Prairie Village neighbors are figuring out a new purpose for a fire pit they built on a city island near the Village Shops after the city council scolded them this week for acting without the city's permission.
The fire pit created a firestorm of discussion at the Prairie Village City Council recently but in the end the council allowed the pit to stay as long as it’s repurposed and plans brought before the council.
Fired-up council members were surprised that a local landscaper, Brian Stouse, built the structure — featuring a circular stone seating area — without asking the city. Councilwoman Ruth Hopkins called it “a great breach of protocol.
“I want to know how someone would think they have the right to build on city property,” Hopkins said. “I think if we sanction this we’re not going to be able to stop anyone from building.”
Stouse, the owner Bear Landscaping, told the council the project features high-end materials and quality construction. “We ask for grace and forgiveness,” he said. “We’d really like to keep it.”
Last fall, Stouse’s company built a Belgard stone fire pit and surrounding sitting wall at the request of two members of his homeowners association who wanted to beautify the island, he said in an interview. He lives across the street from the island, which sits at the triangle where Prairie and Oxford streets come together off 69th Street toward Mission Road.
“It’s been an eyesore, Stouse said. “I’ve lived here 12 years and it’s been nothing but a pile of dirt.”
They wanted to build a space where neighbors could come together — and they did at Halloween, the one time the fire pit has been used, he said. Thirty to 40 folks people to the little island that night, warming up with friends in between trick or treating.
“We just wanted community,” said Stouse, who did not know he was building on city property.
After that night, a board member of the homes association complained that the island was city property. The group agreed to take their project to the council.
After a lengthy discussion Tuesday, the council voted 11-1 to approve a motion by Councilman Eric Mikkelson requiring the group to acknowledge that the city owns the traffic island and to find a new use for the fire pit. The council halted additional improvements — the project isn’t done — until the city council gives its approval.
Councilman Steve Noll said the city would be legally liable for the fire pit. He also said allowing the fire pit could set a precedent for future island projects by neighbors. “What if the next block wants a basketball goal?” he said. “Who decides how the islands are going to be used?”
Councilman David Morrison, however, said he loved the project and the public works department should consult with the group as they move forward with additional island plans.
Opposed was Councilman Andrew Wang.

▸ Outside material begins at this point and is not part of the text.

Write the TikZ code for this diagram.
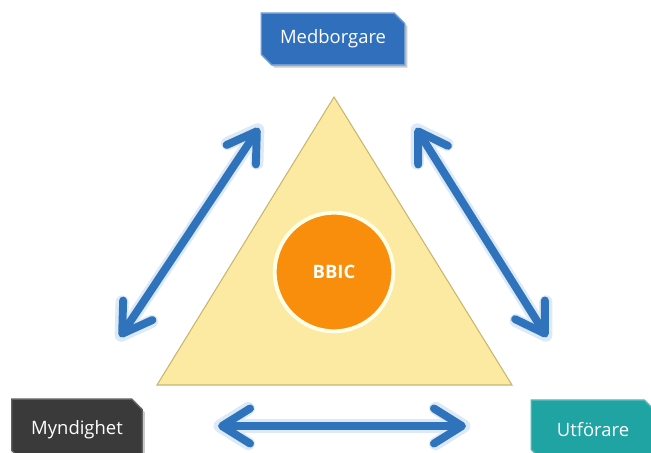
\documentclass[tikz,border=0pt]{standalone}
\usepackage{fontspec}
\newfontfamily\boxfont{Open Sans}
\usetikzlibrary{shapes.misc,shadows,arrows.meta}

\definecolor{medblue}{HTML}{2F6FBC}
\definecolor{mynddark}{HTML}{3A3A3A}
\definecolor{utfteal}{HTML}{1FA3A3}
\definecolor{arrowblue}{HTML}{2E73BC}
\definecolor{glowblue}{HTML}{DCE9F7}
\definecolor{triyellow}{HTML}{FCE9A2}
\definecolor{triedge}{HTML}{C9B66E}
\definecolor{bbicorange}{HTML}{F98D0C}

\begin{document}
\begin{tikzpicture}[x=0.02cm,y=-0.02cm,
	actor/.style={chamfered rectangle,chamfered rectangle corners={north east,south west},chamfered rectangle xsep=3pt,chamfered rectangle ysep=3pt,
		minimum height=52*0.567pt,text=white,font=\boxfont\fontsize{10.5}{12}\selectfont,inner sep=0pt,
		drop shadow={shadow xshift=1.5pt,shadow yshift=-1.5pt,fill=black!35,opacity=0.6}},
	relation/.style={draw=arrowblue,line width=4.5pt,line cap=round,{Straight Barb[length=16pt,width=20pt,round]}-{Straight Barb[length=16pt,width=20pt,round]},
		preaction={draw=glowblue,line width=7.5pt,line cap=round,shorten >=-2.5pt,shorten <=-2.5pt}}]
				
				\useasboundingbox (0,0) rectangle (651,452);
				
				% triangle and center
				\draw[fill=triyellow,draw=triedge,line width=0.6pt] (334,97) -- (512,385) -- (157,385) -- cycle;
				\node[circle,fill=bbicorange,draw=white!90!yellow,line width=2.2pt,minimum size=119*0.567pt,text=white,font=\boxfont\bfseries\fontsize{10.5}{12}\selectfont] (bbic) at (334,272) {BBIC};
				
				% actors
				\node[actor,fill=medblue,draw=medblue!70!white,line width=0.8pt,minimum width=144*0.567pt] (medb) at (333,39) {Medborgare};
				\node[actor,fill=mynddark,draw=mynddark!80!white,line width=0.8pt,minimum width=131*0.567pt,minimum height=62*0.567pt] (mynd) at (77,430) {Myndighet};
				\node[actor,fill=utfteal,draw=utfteal!80!white,line width=0.8pt,minimum width=124*0.567pt,minimum height=60*0.567pt] (utf) at (593,430) {Utförare};
				
				% arrow ends
				\coordinate (lt) at (259,128);
				\coordinate (lb) at (120,337);
				\coordinate (rt) at (416,128);
				\coordinate (rb) at (547,337);
				\coordinate (bl) at (218,426);
				\coordinate (br) at (466,426);
				
				\draw[relation] (lb) -- (lt);
				\draw[relation] (rt) -- (rb);
				\draw[relation] (bl) -- (br);
				
				\end{tikzpicture}
\end{document}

He said the structure was an example of thinking that “it’s better to ask for forgiveness than permission. They knew they couldn’t build a fire pit on a city island.”
Councilwoman Laura Wassmer said a city letter would be mailed to all homes associations with guidelines regarding city traffic islands. “Basically they must seek city approval for anything beyond planting flowers and maintaining flower beds,” she said.
Before the project, residents had been dragging their own fire pits to the island and using them throughout the summer. The city learned in December that the island was being modified, according to Keith Bredehoeft, public works director.
“We saw significant work going on the right-of-way,” he said. “A fire pit had been constructed without our knowledge.”
He said the small traffic island is surrounded by public streets on three sides, two of which run through residential streets connected to the Village Shops. He said a fire pit wasn’t appropriate because of a potential distraction to drivers as well as a danger to children playing in the area.
Prairie Village resident Chuck Dehner said he approached residents about beautifying the island after noticing the island’s urn was cracked and on its side. “I felt a great urgency to do something,” he said.
Dehner said volunteers have traditionally taken care of city islands, so he asked nearby neighbors to come up with a beautification plan. They developed the idea of a community circle with a fire pit. “I didn’t know there was a protocol,” he said.
Several others, including Prairie Village resident Matt Johnson, spoke in favor of the plan. “I thought it was a great idea.”
Stouse said he’s happy with the outcome.
“They just don’t want homeowners going on city property and building stuff. That’s common sense,” he said.